Масштабы обоих феноменов вполне сравнимы,  но есть и разница. В 1930-40е гг. в американскую культуру пришли дети эмигрантов, родившиеся и выросшие в Америке, в то время, как сейчас речь идет о писателях, приехавших в эмиграцию молодыми людьми, хорошо знающими русский язык, и, тем не менее, интегрированными в американской культуре. В 1970-80е с прибытием большой иммиграции из СССР ничего подобного не было. Русскую эмиграцию тогда почти единолично представлял Иосиф Бродский, решавший, что будут, и чего не будут переводить из русской литературы. Впрочем, к новой волне Бродский уже нерелевантен, так как творят они по-английски, и вердикт цензора на перевод им не нужен.

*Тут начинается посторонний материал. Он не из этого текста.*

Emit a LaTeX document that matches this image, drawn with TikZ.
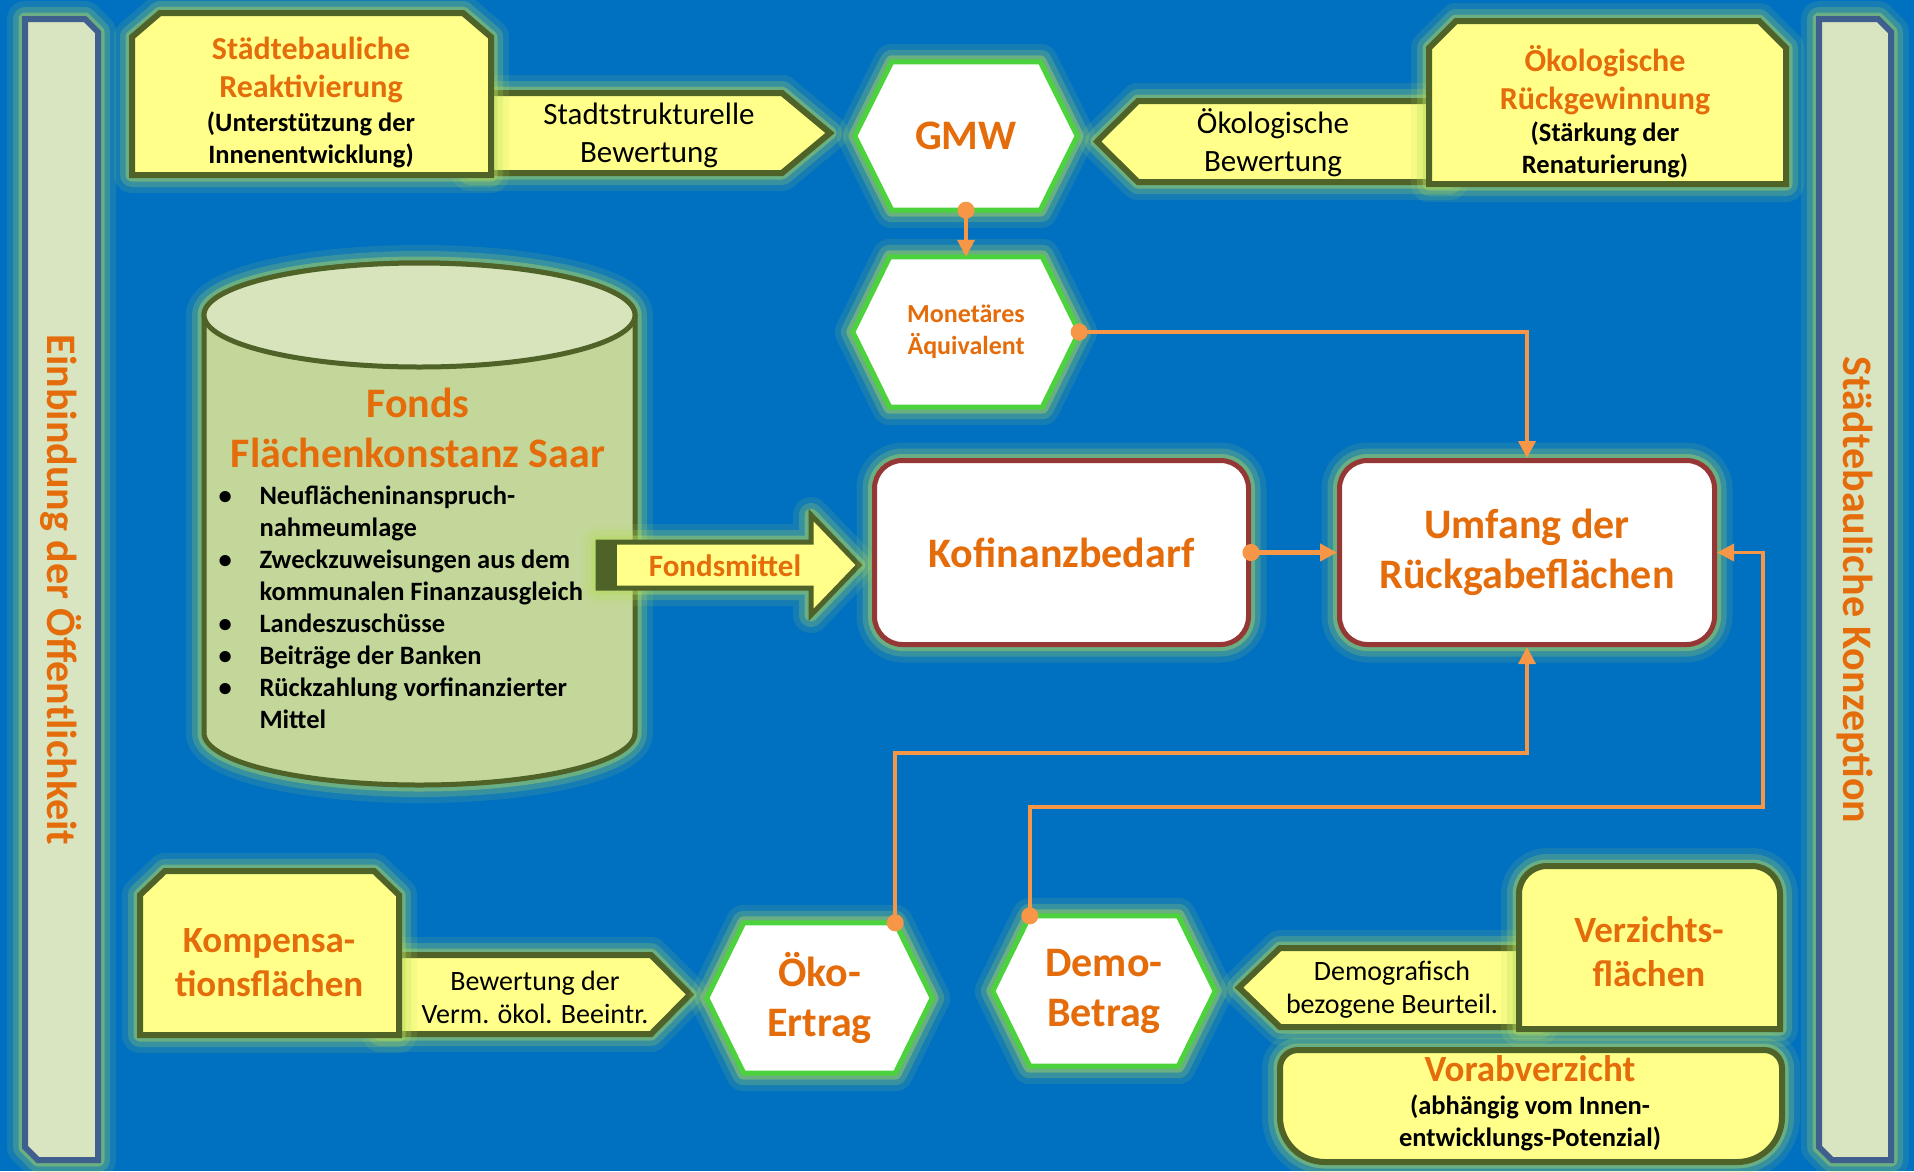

Писательница Аня Улинич и ведущая  Аня Каценельсон

Писательница Аня Улинич и ведущая Аня Каценельсон

Об интеграции, русскости, еврейскости и других вещах говорили в Колумбийском университете исследователи волны и писатели на конференции «Новая волна русско-еврейской (транс-национальной и транс-жанровой) культурной продукции». Лара Вапняр читала из своей новой книги «Запах сосны», а Аня Улинич презентовала свою новую графическую новеллу «Лина Финкль и волшебная бочка».

Новелла Ани Улинич напрямую обращается к ассоциациям с первой волной нью-йоркских еврейских авторов — к повести Бернарда Маламуда «Волшебная бочка». Герой Маламуда, раввинский ученик Лео Финкль сидит в йешиве. Для получения раввинской должности ему нужно жениться. Лео обращается к свату, и тот достает ему список разных невест из бочки, которую зовут волшебной. Лео встречает невест, женится на несимпатичной ему женщине, обнаруживает, что сват обманул его… Героиня Ани Улинич – это современное воплощение героя Маламуда, разведенная писательница-иммигрант из России. Ее повесть о жизни, любви, сексе, эмиграции и искусстве передается в замечательных рисунках автора. Только вместо свахи Лина обращается к интернету.

Есть в новелле и другие ассоциации с американско-еврейской творческий волной 1930х. Призрак Филиппа Рота появляется в ночном кошмаре Лины и заявляет ей, что она – гибрид Портного и его мамы (из нашумевшего в свое время романа Рота «Синдром Портного»). А героиня романа Лары Вапняр «Мемуары музы» занимается сексом с призраком самого Достоевского.

Графическая новелла – это новаторский жанр, выросший из самобытного искусства и особого языка американского комикса, тоже являющегося творением американско-еврейских авторов. Я писал об этом 11 лет назад в материале «Наш еврейский суперменч». Жанр этот богат шедеврами, и книга Ани Уличнич стоит в ряду лучших – графической новеллы о Холокосте Арта Спигельмана «Мышь», знаменитом «Хранители» Алена Мура и «Стив Кориган – самый умный мальчик на Земле» Криса Вера.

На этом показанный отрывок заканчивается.